* What you should do *
Retype only what runs from the first line of the listing to the line holding "const distances = d3.range(1, 21);", both included. Do not retype the pictures.

* Source data *
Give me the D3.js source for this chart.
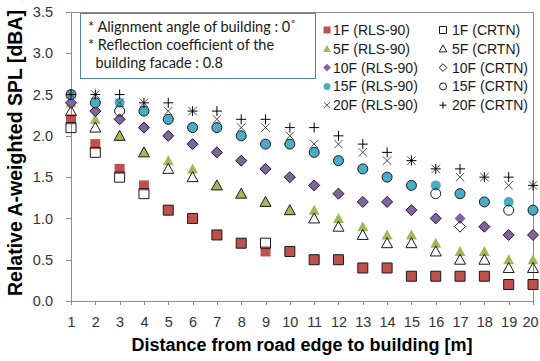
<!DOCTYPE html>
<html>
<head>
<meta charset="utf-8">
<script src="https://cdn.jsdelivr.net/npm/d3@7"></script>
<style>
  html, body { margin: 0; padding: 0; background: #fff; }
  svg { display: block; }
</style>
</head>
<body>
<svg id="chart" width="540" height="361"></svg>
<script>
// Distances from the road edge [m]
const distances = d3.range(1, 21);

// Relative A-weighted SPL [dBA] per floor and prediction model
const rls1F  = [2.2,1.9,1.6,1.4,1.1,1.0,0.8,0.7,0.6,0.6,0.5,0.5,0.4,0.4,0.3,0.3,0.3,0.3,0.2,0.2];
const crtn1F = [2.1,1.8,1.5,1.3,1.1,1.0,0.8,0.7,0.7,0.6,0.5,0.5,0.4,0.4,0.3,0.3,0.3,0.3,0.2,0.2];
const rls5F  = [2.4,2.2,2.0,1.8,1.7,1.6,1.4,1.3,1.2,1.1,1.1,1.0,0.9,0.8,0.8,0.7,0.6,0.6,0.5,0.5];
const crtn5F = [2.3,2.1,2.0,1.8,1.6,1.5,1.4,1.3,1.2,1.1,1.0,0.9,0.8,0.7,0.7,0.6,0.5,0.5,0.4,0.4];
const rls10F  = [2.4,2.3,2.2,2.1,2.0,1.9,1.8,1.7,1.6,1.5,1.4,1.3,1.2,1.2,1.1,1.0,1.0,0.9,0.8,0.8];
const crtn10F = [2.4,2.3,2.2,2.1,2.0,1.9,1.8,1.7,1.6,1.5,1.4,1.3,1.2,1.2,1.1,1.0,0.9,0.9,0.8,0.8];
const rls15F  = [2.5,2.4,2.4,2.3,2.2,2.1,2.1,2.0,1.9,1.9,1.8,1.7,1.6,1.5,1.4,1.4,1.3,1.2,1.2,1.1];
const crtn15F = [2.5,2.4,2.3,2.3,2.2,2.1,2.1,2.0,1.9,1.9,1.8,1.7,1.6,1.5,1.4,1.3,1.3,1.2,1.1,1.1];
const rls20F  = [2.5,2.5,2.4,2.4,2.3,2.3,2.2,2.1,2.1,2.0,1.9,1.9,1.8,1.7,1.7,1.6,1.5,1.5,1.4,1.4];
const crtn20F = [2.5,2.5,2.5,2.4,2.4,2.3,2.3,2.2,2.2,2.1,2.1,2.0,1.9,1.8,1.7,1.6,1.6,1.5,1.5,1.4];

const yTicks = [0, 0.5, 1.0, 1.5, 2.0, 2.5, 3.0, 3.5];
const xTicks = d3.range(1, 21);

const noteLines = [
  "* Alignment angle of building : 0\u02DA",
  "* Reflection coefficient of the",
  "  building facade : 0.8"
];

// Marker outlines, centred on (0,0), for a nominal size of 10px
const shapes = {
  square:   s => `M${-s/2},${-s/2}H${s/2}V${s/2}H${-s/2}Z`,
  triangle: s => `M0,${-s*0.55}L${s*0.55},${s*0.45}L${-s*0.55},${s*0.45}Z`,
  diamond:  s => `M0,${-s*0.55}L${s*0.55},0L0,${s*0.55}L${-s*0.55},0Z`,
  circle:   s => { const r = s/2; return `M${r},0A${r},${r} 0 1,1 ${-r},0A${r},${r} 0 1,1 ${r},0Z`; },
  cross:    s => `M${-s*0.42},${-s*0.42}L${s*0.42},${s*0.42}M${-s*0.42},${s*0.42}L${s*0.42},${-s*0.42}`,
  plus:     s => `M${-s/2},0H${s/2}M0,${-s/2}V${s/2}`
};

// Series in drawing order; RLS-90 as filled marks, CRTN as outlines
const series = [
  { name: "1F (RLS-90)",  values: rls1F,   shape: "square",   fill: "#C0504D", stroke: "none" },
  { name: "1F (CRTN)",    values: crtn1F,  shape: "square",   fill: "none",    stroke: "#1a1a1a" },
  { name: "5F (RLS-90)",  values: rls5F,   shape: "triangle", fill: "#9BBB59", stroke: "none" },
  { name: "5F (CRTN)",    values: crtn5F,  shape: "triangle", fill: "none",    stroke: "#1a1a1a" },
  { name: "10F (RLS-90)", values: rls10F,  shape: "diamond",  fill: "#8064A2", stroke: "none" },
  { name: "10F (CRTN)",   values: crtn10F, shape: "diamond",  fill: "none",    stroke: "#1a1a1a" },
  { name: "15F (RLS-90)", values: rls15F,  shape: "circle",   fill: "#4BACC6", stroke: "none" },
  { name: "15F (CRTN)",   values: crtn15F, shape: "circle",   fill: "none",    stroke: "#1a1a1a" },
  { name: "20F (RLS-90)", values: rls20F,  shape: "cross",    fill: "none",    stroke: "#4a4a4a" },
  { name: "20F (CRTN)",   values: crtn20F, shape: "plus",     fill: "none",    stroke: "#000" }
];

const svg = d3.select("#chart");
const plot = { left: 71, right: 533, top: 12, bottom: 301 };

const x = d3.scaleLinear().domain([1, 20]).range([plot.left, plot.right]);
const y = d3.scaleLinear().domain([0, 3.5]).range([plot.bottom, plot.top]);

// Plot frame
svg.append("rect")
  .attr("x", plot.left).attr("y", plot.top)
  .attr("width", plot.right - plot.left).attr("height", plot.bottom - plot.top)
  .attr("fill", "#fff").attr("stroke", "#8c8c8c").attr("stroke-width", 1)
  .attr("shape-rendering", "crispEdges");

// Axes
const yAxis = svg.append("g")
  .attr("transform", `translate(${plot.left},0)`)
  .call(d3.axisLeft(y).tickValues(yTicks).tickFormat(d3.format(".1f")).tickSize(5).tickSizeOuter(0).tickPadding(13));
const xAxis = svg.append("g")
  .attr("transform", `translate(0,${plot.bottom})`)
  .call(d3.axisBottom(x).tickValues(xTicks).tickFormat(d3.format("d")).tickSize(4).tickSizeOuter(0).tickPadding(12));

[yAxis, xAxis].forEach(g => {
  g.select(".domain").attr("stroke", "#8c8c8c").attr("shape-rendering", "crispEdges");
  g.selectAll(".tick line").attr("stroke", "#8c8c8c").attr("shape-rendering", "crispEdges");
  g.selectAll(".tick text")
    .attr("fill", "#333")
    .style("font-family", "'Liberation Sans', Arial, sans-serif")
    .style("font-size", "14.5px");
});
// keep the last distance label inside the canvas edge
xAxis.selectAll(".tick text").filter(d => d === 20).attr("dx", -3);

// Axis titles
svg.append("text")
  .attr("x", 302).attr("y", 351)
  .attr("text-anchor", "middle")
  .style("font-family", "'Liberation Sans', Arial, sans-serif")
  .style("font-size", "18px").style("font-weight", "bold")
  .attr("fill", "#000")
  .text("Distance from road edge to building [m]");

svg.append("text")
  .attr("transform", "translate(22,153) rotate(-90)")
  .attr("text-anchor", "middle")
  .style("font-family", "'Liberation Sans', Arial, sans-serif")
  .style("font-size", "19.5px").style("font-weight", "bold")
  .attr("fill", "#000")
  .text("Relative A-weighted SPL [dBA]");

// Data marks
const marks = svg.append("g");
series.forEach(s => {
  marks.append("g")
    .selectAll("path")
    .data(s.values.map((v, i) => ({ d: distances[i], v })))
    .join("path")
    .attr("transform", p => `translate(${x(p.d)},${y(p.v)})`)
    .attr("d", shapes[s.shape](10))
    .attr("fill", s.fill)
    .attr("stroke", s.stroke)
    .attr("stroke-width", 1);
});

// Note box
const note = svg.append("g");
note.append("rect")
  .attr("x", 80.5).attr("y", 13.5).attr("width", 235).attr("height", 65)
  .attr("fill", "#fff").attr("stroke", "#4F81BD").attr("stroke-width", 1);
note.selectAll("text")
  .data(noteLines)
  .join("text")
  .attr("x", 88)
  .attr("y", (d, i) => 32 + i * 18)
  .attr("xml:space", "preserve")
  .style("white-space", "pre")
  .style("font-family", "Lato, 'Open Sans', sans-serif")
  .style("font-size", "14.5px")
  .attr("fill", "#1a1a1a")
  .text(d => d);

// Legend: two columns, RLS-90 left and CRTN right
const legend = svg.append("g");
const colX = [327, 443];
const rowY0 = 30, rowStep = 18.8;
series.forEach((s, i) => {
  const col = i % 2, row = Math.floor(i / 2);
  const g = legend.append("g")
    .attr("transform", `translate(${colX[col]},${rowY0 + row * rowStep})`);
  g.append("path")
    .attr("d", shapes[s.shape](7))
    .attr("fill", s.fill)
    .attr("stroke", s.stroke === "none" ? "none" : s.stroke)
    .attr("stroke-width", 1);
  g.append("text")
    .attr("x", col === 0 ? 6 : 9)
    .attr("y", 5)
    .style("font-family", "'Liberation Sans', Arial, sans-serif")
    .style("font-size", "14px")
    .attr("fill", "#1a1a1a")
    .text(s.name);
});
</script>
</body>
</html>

* Written reply *
Give me the D3.js source for this chart.
<!DOCTYPE html>
<html>
<head>
<meta charset="utf-8">
<script src="https://cdn.jsdelivr.net/npm/d3@7"></script>
<style>
  html, body { margin: 0; padding: 0; background: #fff; }
  svg { display: block; }
</style>
</head>
<body>
<svg id="chart" width="540" height="361"></svg>
<script>
// Distances from the road edge [m]
const distances = d3.range(1, 21);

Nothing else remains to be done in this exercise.